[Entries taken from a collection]
* * *
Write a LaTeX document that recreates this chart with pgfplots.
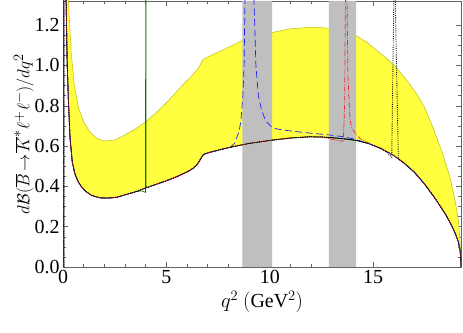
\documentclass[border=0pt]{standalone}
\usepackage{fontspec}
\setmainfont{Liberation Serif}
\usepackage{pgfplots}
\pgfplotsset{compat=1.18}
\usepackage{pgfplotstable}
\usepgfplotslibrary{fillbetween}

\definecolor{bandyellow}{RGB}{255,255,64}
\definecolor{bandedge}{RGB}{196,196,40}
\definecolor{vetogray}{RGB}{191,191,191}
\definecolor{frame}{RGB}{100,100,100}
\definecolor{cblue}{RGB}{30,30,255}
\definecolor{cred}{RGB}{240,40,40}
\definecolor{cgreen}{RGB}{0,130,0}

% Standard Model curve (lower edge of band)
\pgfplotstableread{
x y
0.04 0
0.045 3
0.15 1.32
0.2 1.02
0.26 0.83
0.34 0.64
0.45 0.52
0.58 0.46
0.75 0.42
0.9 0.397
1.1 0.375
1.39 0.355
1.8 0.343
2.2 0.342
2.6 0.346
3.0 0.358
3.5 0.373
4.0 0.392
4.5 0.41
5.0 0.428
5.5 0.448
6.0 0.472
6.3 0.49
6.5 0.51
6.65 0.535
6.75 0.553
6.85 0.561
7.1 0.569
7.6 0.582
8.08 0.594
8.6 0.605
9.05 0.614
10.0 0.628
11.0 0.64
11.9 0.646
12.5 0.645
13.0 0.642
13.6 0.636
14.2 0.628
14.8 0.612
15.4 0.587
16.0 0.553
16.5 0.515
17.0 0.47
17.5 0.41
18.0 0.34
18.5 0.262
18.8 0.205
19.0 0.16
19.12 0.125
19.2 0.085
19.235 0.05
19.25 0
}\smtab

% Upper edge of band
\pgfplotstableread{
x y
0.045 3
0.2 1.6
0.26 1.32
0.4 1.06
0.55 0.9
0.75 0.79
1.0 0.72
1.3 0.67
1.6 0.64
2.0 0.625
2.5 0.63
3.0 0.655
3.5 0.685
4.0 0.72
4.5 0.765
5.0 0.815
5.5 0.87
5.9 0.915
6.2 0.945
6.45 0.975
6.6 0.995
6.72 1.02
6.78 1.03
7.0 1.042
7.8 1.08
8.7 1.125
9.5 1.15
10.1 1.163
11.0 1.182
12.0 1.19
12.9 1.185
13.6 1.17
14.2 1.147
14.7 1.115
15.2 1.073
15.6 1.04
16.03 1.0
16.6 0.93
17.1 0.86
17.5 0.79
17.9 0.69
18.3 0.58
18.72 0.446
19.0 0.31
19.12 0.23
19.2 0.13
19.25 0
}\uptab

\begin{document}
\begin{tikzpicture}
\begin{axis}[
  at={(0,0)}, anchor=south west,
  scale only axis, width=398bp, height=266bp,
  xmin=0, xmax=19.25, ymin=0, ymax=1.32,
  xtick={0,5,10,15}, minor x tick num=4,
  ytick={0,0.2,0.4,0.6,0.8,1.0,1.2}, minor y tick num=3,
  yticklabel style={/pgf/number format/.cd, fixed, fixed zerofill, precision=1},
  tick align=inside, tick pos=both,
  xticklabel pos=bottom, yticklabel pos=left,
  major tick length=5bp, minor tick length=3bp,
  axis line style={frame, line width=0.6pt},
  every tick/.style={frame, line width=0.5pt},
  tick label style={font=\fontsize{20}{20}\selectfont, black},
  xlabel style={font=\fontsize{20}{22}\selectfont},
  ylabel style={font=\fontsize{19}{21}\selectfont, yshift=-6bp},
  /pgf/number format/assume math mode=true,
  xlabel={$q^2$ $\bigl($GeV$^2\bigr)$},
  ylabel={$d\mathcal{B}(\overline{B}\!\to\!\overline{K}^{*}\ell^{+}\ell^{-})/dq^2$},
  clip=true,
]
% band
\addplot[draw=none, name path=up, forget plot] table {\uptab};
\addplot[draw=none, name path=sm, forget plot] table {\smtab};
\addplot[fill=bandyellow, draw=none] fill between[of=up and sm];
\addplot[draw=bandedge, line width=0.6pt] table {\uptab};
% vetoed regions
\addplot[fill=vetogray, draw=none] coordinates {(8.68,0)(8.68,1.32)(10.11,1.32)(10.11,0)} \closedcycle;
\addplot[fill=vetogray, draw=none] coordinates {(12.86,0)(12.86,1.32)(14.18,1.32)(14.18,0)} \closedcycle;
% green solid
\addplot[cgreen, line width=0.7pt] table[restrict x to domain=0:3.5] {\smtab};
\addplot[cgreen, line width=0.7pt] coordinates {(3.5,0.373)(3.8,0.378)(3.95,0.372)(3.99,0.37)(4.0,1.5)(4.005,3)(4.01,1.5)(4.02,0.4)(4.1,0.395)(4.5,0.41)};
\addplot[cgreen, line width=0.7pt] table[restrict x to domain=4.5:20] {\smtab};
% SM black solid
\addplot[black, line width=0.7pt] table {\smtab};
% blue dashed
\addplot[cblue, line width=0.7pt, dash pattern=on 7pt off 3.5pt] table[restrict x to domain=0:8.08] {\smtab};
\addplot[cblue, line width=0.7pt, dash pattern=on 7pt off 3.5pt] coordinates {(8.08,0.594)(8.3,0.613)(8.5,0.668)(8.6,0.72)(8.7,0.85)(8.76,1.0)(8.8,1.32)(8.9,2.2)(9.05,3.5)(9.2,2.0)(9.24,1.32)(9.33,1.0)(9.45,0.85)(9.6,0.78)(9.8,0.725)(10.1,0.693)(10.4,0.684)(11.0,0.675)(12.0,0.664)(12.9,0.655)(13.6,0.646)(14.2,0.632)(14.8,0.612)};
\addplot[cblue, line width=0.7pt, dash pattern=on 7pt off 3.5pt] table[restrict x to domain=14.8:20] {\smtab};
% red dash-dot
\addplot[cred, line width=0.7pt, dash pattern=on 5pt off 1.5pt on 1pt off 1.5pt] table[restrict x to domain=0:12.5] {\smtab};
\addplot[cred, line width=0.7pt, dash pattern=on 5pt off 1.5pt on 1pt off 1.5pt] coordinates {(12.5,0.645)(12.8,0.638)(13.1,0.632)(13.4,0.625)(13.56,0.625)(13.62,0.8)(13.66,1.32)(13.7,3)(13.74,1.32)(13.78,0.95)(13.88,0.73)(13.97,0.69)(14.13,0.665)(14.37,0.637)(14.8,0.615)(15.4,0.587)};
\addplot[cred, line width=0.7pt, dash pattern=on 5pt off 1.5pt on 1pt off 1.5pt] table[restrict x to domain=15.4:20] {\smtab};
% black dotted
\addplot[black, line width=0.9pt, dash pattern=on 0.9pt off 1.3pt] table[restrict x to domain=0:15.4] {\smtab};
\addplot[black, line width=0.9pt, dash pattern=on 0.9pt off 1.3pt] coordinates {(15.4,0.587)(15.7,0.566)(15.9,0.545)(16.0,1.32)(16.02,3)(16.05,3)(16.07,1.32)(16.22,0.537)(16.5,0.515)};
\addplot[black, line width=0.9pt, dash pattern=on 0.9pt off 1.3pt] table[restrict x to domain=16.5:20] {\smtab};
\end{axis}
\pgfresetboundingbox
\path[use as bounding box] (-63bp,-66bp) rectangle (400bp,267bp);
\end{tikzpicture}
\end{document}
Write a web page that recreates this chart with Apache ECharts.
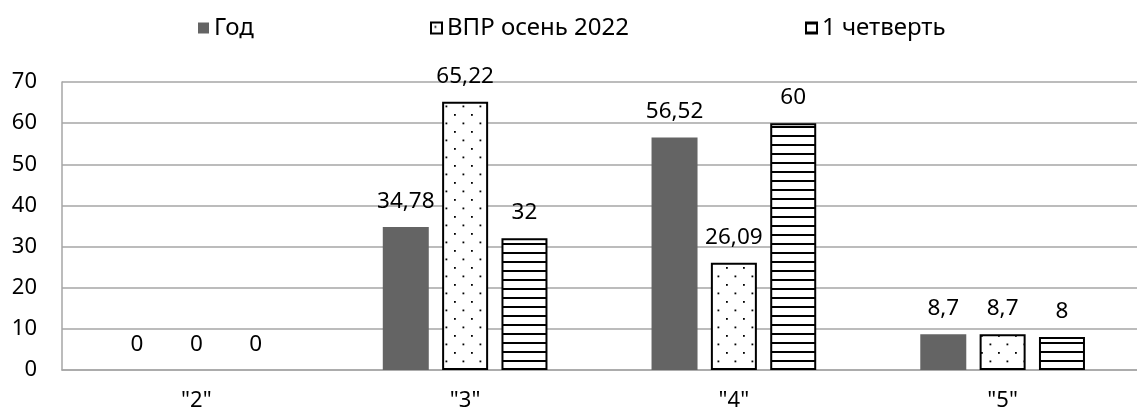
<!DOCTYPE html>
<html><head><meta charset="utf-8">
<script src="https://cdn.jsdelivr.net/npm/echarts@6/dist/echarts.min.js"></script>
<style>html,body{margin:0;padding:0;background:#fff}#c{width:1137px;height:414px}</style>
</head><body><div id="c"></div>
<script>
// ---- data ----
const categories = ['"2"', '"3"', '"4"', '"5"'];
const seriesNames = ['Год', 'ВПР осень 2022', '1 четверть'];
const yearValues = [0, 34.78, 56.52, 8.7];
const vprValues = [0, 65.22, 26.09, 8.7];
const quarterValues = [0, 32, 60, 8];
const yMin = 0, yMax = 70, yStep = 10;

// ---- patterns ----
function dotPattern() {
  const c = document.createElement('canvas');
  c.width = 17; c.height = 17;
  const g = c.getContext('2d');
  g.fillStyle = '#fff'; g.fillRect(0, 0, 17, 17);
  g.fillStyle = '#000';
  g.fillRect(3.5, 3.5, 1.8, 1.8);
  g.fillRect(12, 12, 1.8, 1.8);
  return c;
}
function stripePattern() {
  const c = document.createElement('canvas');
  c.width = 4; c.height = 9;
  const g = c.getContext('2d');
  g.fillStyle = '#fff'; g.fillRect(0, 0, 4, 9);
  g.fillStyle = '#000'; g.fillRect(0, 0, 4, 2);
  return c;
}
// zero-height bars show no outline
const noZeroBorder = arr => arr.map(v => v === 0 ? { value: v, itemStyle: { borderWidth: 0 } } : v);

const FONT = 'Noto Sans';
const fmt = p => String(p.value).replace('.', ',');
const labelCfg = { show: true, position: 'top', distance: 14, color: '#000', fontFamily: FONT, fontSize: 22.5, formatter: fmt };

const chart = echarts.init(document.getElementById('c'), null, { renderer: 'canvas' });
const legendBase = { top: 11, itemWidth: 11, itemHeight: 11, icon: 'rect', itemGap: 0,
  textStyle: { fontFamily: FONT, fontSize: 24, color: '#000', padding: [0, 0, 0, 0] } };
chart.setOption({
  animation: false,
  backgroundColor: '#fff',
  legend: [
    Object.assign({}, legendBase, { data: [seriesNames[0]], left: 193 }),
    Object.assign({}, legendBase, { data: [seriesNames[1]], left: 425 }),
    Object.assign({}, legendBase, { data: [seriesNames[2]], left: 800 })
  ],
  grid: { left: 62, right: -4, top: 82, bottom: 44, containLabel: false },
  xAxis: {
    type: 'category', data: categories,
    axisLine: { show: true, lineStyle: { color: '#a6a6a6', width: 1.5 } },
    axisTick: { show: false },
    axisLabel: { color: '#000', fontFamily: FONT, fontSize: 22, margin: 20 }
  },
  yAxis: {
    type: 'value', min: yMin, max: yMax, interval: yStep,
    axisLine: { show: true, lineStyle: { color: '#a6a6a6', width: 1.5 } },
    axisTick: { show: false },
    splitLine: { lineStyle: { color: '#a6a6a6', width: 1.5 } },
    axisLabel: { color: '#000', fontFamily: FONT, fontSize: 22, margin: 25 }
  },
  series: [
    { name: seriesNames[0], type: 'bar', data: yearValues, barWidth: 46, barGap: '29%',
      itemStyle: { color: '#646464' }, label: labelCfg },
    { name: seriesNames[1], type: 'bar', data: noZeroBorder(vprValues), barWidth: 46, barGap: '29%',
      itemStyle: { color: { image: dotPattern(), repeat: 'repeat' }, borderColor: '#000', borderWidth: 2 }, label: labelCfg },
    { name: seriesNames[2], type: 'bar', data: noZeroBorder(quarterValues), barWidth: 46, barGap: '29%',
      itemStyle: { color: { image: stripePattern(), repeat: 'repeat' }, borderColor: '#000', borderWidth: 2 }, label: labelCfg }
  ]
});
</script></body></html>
* * *
Your task is to collect every line above that contains the word "this".

Write a LaTeX document that recreates this chart with pgfplots.
Write a web page that recreates this chart with Apache ECharts.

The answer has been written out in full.